Kafka: How to change the number of partitions in a topic

Updated: January 30, 2024 By: Guest Contributor Post a comment

Introduction

Apache Kafka is a widely used event streaming platform that has become the backbone of many real-time analytics and monitoring systems. One of the key configurations of a Kafka topic is its partitions, which dictate the scalability and parallelism of topic consumption. There might come a time when you need to adjust the number of partitions for a topic to either accommodate increased load or optimize resource utilization. This tutorial will guide you through changing the number of partitions in a Kafka topic.

Prerequisites

  • A running Kafka cluster
  • The Kafka command-line tools, typically packaged with Kafka
  • A basic understanding of Kafka’s architecture and concepts

Understanding Partitions in Kafka

Before we dive into changing the number of partitions for a Kafka topic, let’s briefly cover the importance of partitions.
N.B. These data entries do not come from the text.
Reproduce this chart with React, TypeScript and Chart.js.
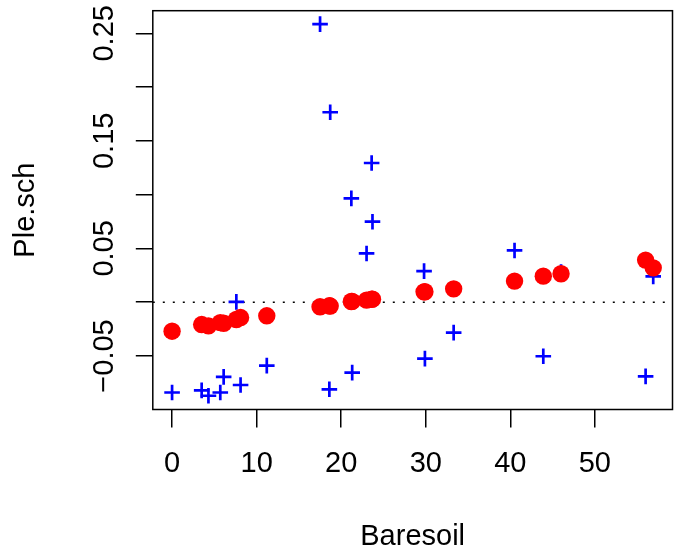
import React, { useEffect, useRef } from 'react';
import { Chart, registerables } from 'chart.js';

Chart.register(...registerables);

// Baresoil (x) for each site
const BARESOIL = [0.0, 3.5, 4.3, 5.7, 6.1, 7.6, 8.1, 11.2, 17.5, 18.7, 18.6, 21.2, 21.3, 23.0, 23.6, 23.7, 29.8, 29.9, 33.3, 40.5, 43.9, 46.0, 56.0, 56.9];
// Observed Ple.sch values (blue crosses)
const OBSERVED = [-0.084, -0.082, -0.087, -0.084, -0.0695, 0.0003, -0.077, -0.059, 0.2585, 0.1766, -0.081, 0.0965, -0.0655, 0.0453, 0.1294, 0.0748, 0.0289, -0.0525, -0.0283, 0.0481, -0.0503, 0.028, -0.069, 0.024];
// Fitted Ple.sch values (red circles)
const FITTED = [-0.027, -0.0208, -0.022, -0.019, -0.0196, -0.0161, -0.0143, -0.0127, -0.0043, -0.0036, -0.0034, 0.0006, 0.0007, 0.0019, 0.0027, 0.0028, 0.0096, 0.0097, 0.0124, 0.0196, 0.0242, 0.0264, 0.0391, 0.0319];

const X_TICKS = [0, 10, 20, 30, 40, 50];
const X_TICK_LABELS = ['0', '10', '20', '30', '40', '50'];
const Y_TICKS = [-0.05, 0, 0.05, 0.1, 0.15, 0.2, 0.25];
const Y_TICK_LABELS = ['\u22120.05', '', '0.05', '', '0.15', '', '0.25'];
const REF_LINE_Y = [0, 0];

const X_MIN = -2.28;
const X_MAX = 59.18;
const Y_MIN = -0.0998;
const Y_MAX = 0.271;

const FONT = "'Liberation Sans', Arial, Helvetica, sans-serif";

const framePlugin = {
  id: 'frame',
  afterDatasetsDraw(chart: any) {
    const { ctx, chartArea: a } = chart;
    ctx.save();
    ctx.strokeStyle = '#000';
    ctx.lineWidth = 1.5;
    ctx.strokeRect(a.left, a.top, a.right - a.left, a.bottom - a.top);
    ctx.restore();
  },
  afterDraw(chart: any) {
    const { ctx, chartArea: a, scales } = chart;
    const ys = scales.y;
    ctx.save();
    ctx.fillStyle = '#000';
    ctx.font = `29px ${FONT}`;
    ctx.textAlign = 'center';
    ctx.textBaseline = 'alphabetic';
    Y_TICKS.forEach((v, i) => {
      const label = Y_TICK_LABELS[i];
      if (!label) return;
      const py = ys.getPixelForValue(v);
      ctx.save();
      ctx.translate(a.left - 39.5, py);
      ctx.rotate(-Math.PI / 2);
      ctx.fillText(label, 0, 0);
      ctx.restore();
    });
    ctx.restore();
  },
};

export default function App() {
  const canvasRef = useRef<HTMLCanvasElement | null>(null);

  useEffect(() => {
    const canvas = canvasRef.current;
    if (!canvas) return;
    const fitted = BARESOIL.map((x, i) => ({ x, y: FITTED[i] }));
    const observed = BARESOIL.map((x, i) => ({ x, y: OBSERVED[i] }));
    const refLine = [X_MIN, X_MAX].map((x, i) => ({ x, y: REF_LINE_Y[i] }));

    const chart = new Chart(canvas, {
      type: 'scatter',
      data: {
        datasets: [
          {
            label: 'fitted',
            data: fitted,
            pointStyle: 'circle',
            pointRadius: 8.7,
            pointBackgroundColor: '#FF0000',
            pointBorderWidth: 0,
            showLine: false,
          },
          {
            label: 'observed',
            data: observed,
            pointStyle: 'cross',
            pointRadius: 7.8,
            pointBorderWidth: 2.7,
            pointBorderColor: '#0000FF',
            showLine: false,
          },
          {
            label: 'zero',
            data: refLine,
            showLine: true,
            pointRadius: 0,
            borderColor: '#000',
            borderWidth: 1.5,
            borderDash: [2, 8],
          } as any,
        ],
      },
      options: {
        animation: false,
        responsive: false,
        devicePixelRatio: 1,
        events: [],
        layout: { autoPadding: false, padding: { left: 0, top: 10.7, right: 679 - 672.5, bottom: 0 } },
        plugins: { legend: { display: false }, tooltip: { enabled: false } },
        scales: {
          x: {
            type: 'linear',
            position: 'bottom',
            min: X_MIN,
            max: X_MAX,
            afterBuildTicks: (s: any) => {
              s.ticks = X_TICKS.map((v) => ({ value: v }));
            },
            afterFit: (s: any) => {
              s.height = 551 - 409.5;
              s.paddingLeft = 0;
              s.paddingRight = 0;
            },
            grid: { drawOnChartArea: false, drawTicks: true, tickLength: 18, color: '#000', lineWidth: 1.5 },
            border: { display: false },
            ticks: {
              autoSkip: false,
              maxRotation: 0,
              minRotation: 0,
              padding: 19.5,
              color: '#000',
              font: { family: FONT, size: 29 },
              callback: (v: any) => {
                const i = X_TICKS.indexOf(Number(v));
                return i >= 0 ? X_TICK_LABELS[i] : '';
              },
            },
            title: {
              display: true,
              text: 'Baresoil',
              color: '#000',
              font: { family: FONT, size: 29, lineHeight: 1 },
              padding: { top: 0, bottom: 0 },
            },
          },
          y: {
            type: 'linear',
            position: 'left',
            min: Y_MIN,
            max: Y_MAX,
            afterBuildTicks: (s: any) => {
              s.ticks = Y_TICKS.map((v) => ({ value: v }));
            },
            afterFit: (s: any) => {
              s.width = 152.8;
              s.paddingTop = 0;
              s.paddingBottom = 0;
            },
            grid: { drawOnChartArea: false, drawTicks: true, tickLength: 17, color: '#000', lineWidth: 1.5 },
            border: { display: false },
            ticks: { display: false },
            title: {
              display: true,
              text: 'Ple.sch',
              color: '#000',
              font: { family: FONT, size: 29, lineHeight: 1 },
              padding: { top: 11.8, bottom: 0 },
            },
          },
        },
      },
      plugins: [framePlugin],
    });
    return () => chart.destroy();
  }, []);

  return (
    <div style={{ position: 'fixed', left: 0, top: 0, width: 679, height: 551, background: '#fff' }}>
      <canvas ref={canvasRef} width={679} height={551} style={{ display: 'block' }} />
    </div>
  );
}
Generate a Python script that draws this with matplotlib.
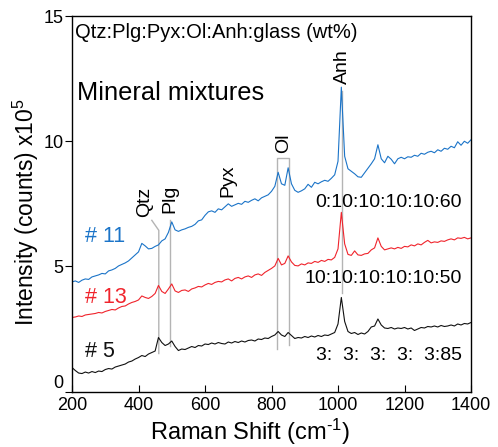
import numpy as np
import matplotlib
matplotlib.use('Agg')
import matplotlib.pyplot as plt

plt.rcParams['font.family'] = ['Liberation Sans', 'DejaVu Sans']
plt.rcParams['mathtext.fontset'] = 'custom'
plt.rcParams['mathtext.rm'] = 'Liberation Sans'

# Raman shift grid (cm-1)
shift = np.arange(200, 1401, 10)

# sample #11  (0:10:10:10:10:60)
s11 = [4.38, 4.42, 4.36, 4.45, 4.50, 4.48, 4.58, 4.62, 4.66, 4.72,
       4.70, 4.82, 4.86, 4.92, 5.02, 5.08, 5.14, 5.22, 5.34, 5.46,
       5.58, 5.92, 5.82, 5.70, 5.72, 5.80, 5.86, 6.02, 6.10, 6.36,
       6.78, 6.46, 6.40, 6.46, 6.50, 6.56, 6.60, 6.68, 6.82, 6.86,
       7.04, 7.18, 7.22, 7.16, 7.30, 7.26, 7.38, 7.50, 7.40, 7.46,
       7.52, 7.48, 7.60, 7.56, 7.64, 7.70, 7.62, 7.74, 7.80, 7.86,
       8.00, 8.20, 8.76, 8.30, 8.24, 8.94, 8.30, 8.04, 7.96, 8.02,
       8.10, 8.28, 8.16, 8.36, 8.30, 8.38, 8.44, 8.40, 8.52, 8.66,
       9.20, 12.16, 9.40, 8.90, 8.80, 8.70, 8.58, 8.56, 8.74, 8.92,
       9.10, 9.30, 9.86, 9.30, 9.14, 9.40, 9.28, 9.10, 9.30, 9.36,
       9.30, 9.38, 9.36, 9.44, 9.40, 9.52, 9.48, 9.56, 9.60, 9.54,
       9.66, 9.60, 9.72, 9.68, 9.80, 9.74, 9.98, 9.84, 10.00, 9.92,
       10.06]

# sample #13  (10:10:10:10:10:50)
s13 = [2.96, 2.98, 3.02, 3.00, 3.06, 3.08, 3.10, 3.12, 3.16, 3.14,
       3.20, 3.24, 3.28, 3.26, 3.34, 3.40, 3.42, 3.50, 3.56, 3.60,
       3.66, 3.82, 3.76, 3.72, 3.80, 3.92, 4.24, 4.00, 3.92, 4.10,
       4.30, 4.02, 3.96, 4.04, 4.06, 4.00, 4.10, 4.14, 4.20, 4.18,
       4.26, 4.32, 4.28, 4.36, 4.40, 4.38, 4.46, 4.50, 4.42, 4.52,
       4.56, 4.50, 4.58, 4.62, 4.56, 4.66, 4.70, 4.64, 4.76, 4.84,
       4.92, 5.02, 5.32, 5.06, 5.12, 5.42, 5.18, 5.04, 5.02, 5.10,
       5.06, 5.14, 5.12, 5.20, 5.16, 5.24, 5.20, 5.28, 5.26, 5.36,
       5.70, 7.16, 5.90, 5.48, 5.44, 5.62, 5.46, 5.44, 5.50, 5.52,
       5.66, 5.74, 6.14, 5.80, 5.66, 5.70, 5.74, 5.70, 5.76, 5.72,
       5.80, 5.78, 5.86, 5.82, 5.90, 5.86, 5.96, 6.04, 5.94, 5.98,
       5.96, 6.02, 6.00, 6.06, 6.10, 6.06, 6.14, 6.12, 6.16, 6.10,
       6.14]

# sample #5  (3:3:3:3:3:85)
s5 = [0.96, 0.84, 0.74, 0.72, 0.78, 0.74, 0.80, 0.76, 0.82, 0.80,
      0.88, 0.92, 0.90, 0.98, 1.02, 1.06, 1.10, 1.18, 1.22, 1.30,
      1.36, 1.44, 1.40, 1.50, 1.56, 1.62, 2.16, 1.96, 1.84, 1.90,
      2.02, 1.80, 1.64, 1.70, 1.68, 1.74, 1.80, 1.76, 1.84, 1.82,
      1.90, 1.88, 1.94, 1.90, 1.96, 1.92, 1.90, 1.98, 1.94, 2.00,
      1.96, 2.02, 1.98, 2.04, 2.06, 2.02, 2.10, 2.08, 2.14, 2.12,
      2.20, 2.26, 2.40, 2.26, 2.20, 2.36, 2.24, 2.12, 2.16, 2.14,
      2.20, 2.16, 2.22, 2.18, 2.24, 2.20, 2.26, 2.24, 2.30, 2.36,
      2.70, 3.76, 2.80, 2.40, 2.32, 2.36, 2.28, 2.34, 2.30, 2.40,
      2.58, 2.62, 2.90, 2.66, 2.54, 2.52, 2.56, 2.50, 2.54, 2.52,
      2.56, 2.50, 2.54, 2.44, 2.50, 2.56, 2.54, 2.60, 2.58, 2.62,
      2.58, 2.64, 2.60, 2.62, 2.66, 2.62, 2.70, 2.66, 2.72, 2.70,
      2.76]

labels = ['# 11', '# 13', '# 5']
ratios = ['0:10:10:10:10:60', '10:10:10:10:10:50', '3:  3:  3:  3:  3:85']
colors = ['#1b74c8', '#f0242c', '#111111']

fig = plt.figure(figsize=(4.98, 4.47), dpi=100)
ax = fig.add_axes([0.1446, 0.124, 0.8012, 0.840])

gray = '#b4b4b4'
# peak marker lines
ax.plot([461, 461, 440], [1.52, 6.44, 6.84], color=gray, lw=1, zorder=1)
ax.plot([494, 494], [1.84, 6.84], color=gray, lw=1, zorder=1)
ax.plot([818, 818, 854, 854], [1.72, 9.32, 9.32, 1.88], color=gray, lw=1, zorder=1)
ax.plot([1013, 1013], [3.92, 12.0], color=gray, lw=1, zorder=1)

for ys, c in zip([s11, s13, s5], colors):
    ax.plot(shift, ys, color=c, lw=0.8, zorder=2)

# sample labels
ax.text(239, 5.98, labels[0], color=colors[0], fontsize=15.5)
ax.text(239, 3.54, labels[1], color=colors[1], fontsize=15.5)
ax.text(239, 1.38, labels[2], color=colors[2], fontsize=15.5)

# composition labels
ax.text(1373, 7.36, ratios[0], ha='right', fontsize=14)
ax.text(1373, 4.32, ratios[1], ha='right', fontsize=14)
ax.text(1373, 1.28, ratios[2], ha='right', fontsize=14)

# mineral labels
for name, xx, yy in [('Qtz', 419, 6.98), ('Plg', 494, 7.14), ('Pyx', 668, 7.78),
                     ('Ol', 836, 9.54), ('Anh', 1013, 12.3)]:
    ax.text(xx, yy, name, rotation=90, ha='center', va='bottom', fontsize=14)

ax.text(209, 14.14, 'Qtz:Plg:Pyx:Ol:Anh:glass (wt%)', fontsize=14.5)
ax.text(215, 11.66, 'Mineral mixtures', fontsize=18.3)

ax.set_xlim(200, 1400)
ax.set_ylim(0, 15)
ax.set_xticks([200, 400, 600, 800, 1000, 1200, 1400])
ax.set_yticks([0, 5, 10, 15])
ax.tick_params(axis='x', direction='in', length=5, pad=4, labelsize=13)
ax.tick_params(axis='y', direction='out', length=5, pad=1, labelsize=13)
ax.get_yticklabels()[0].set_verticalalignment('bottom')
ax.set_xlabel('Raman Shift (cm$\\mathregular{^{\u2010 1}}$)', fontsize=17)
ax.set_ylabel('Intensity (counts) x10$\\mathregular{^5}$', fontsize=16.5)
ax.xaxis.set_label_coords(0.445, -0.066)
ax.yaxis.set_label_coords(-0.078, 0.478)
for sp in ax.spines.values():
    sp.set_linewidth(1)

plt.savefig('out.png', dpi=100)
Partitions allow Kafka to:

  • Scale horizontally
  • Distribute the data across multiple brokers for fault tolerance
  • Enable parallelism in data consumption

While multiple partitions enable better scalability and higher throughput, they also increase the complexity in the configuration and maintenance of the system.

Checking Current Topic Partitions

To check the current number of partitions for a topic, use the kafka-topics command:

kafka-topics.sh --describe --topic your-topic-name --bootstrap-server localhost:9092

This will output information about the topic, including its current partition count.

Increasing the Number of Partitions

Increasing the number of partitions can be done using the kafka-topics command as well:

kafka-topics.sh --alter --topic your-topic-name --partitions new-partition-count --bootstrap-server localhost:9092

Replace your-topic-name with the name of the topic you wish to modify and new-partition-count with the new number of partitions. Remember, you can only increase the number of partitions; you cannot decrease them.

A Note on Partition Reassignment

When you increase the number of partitions, you might also want to control how the partitions are distributed in the cluster. This is done by creating a reassignment JSON file and executing a partition reassignment:

bin/kafka-reassign-partitions.sh --bootstrap-server localhost:9092 --reassignment-json-file reassignment.json --execute

The exact format and process of generating the reassignment JSON file can be complex, involving the calculation of which partitions should reside on which brokers.

Advanced Partition Management

For more advanced partition management, you may turn to the Kafka AdminClient API. Here’s a Java example where we programmatically adjust the number of partitions:

import org.apache.kafka.clients.admin.*;

public class KafkaExample {
    public static void main(String[] args) throws Exception {
        String topicName = "your-topic-name";
        int newPartitionCount = 10;  // new partition count
        Map<String, NewPartitions> newPartitions = Collections.singletonMap(topicName, NewPartitions.increaseTo(newPartitionCount));

        try (AdminClient adminClient = AdminClient.create(properties)) {
            adminClient.createPartitions(newPartitions).all().get();
        }
    }
}

In this code, replace properties with the necessary Kafka client properties. The increaseTo method is used to specify the new partition count.

Implications of Partition Changes

It is important to understand the implications of modifying partitions:

  • Increased partitions can lead to under-utilized partitions or an imbalance in data distribution.
  • Consumer group rebalancing will be triggered.
  • Data locality might be lost, which can lead to an initial decrease in performance.

Always assess the need and make sure to monitor the system’s performance closely after increasing the number of partitions.

Best Practices

  • Plan your partitioning strategy in advance and avoid frequent changes.
  • Consider the expected throughput and future growth.
  • Use tools like Kafka’s partition reassignment to properly balance the load.

Conclusion

Altering the number of Kafka partitions is a straightforward process, but it requires careful planning and monitoring. With this guide, you should be able to adjust your topic’s partitions to suit your system’s evolving requirements.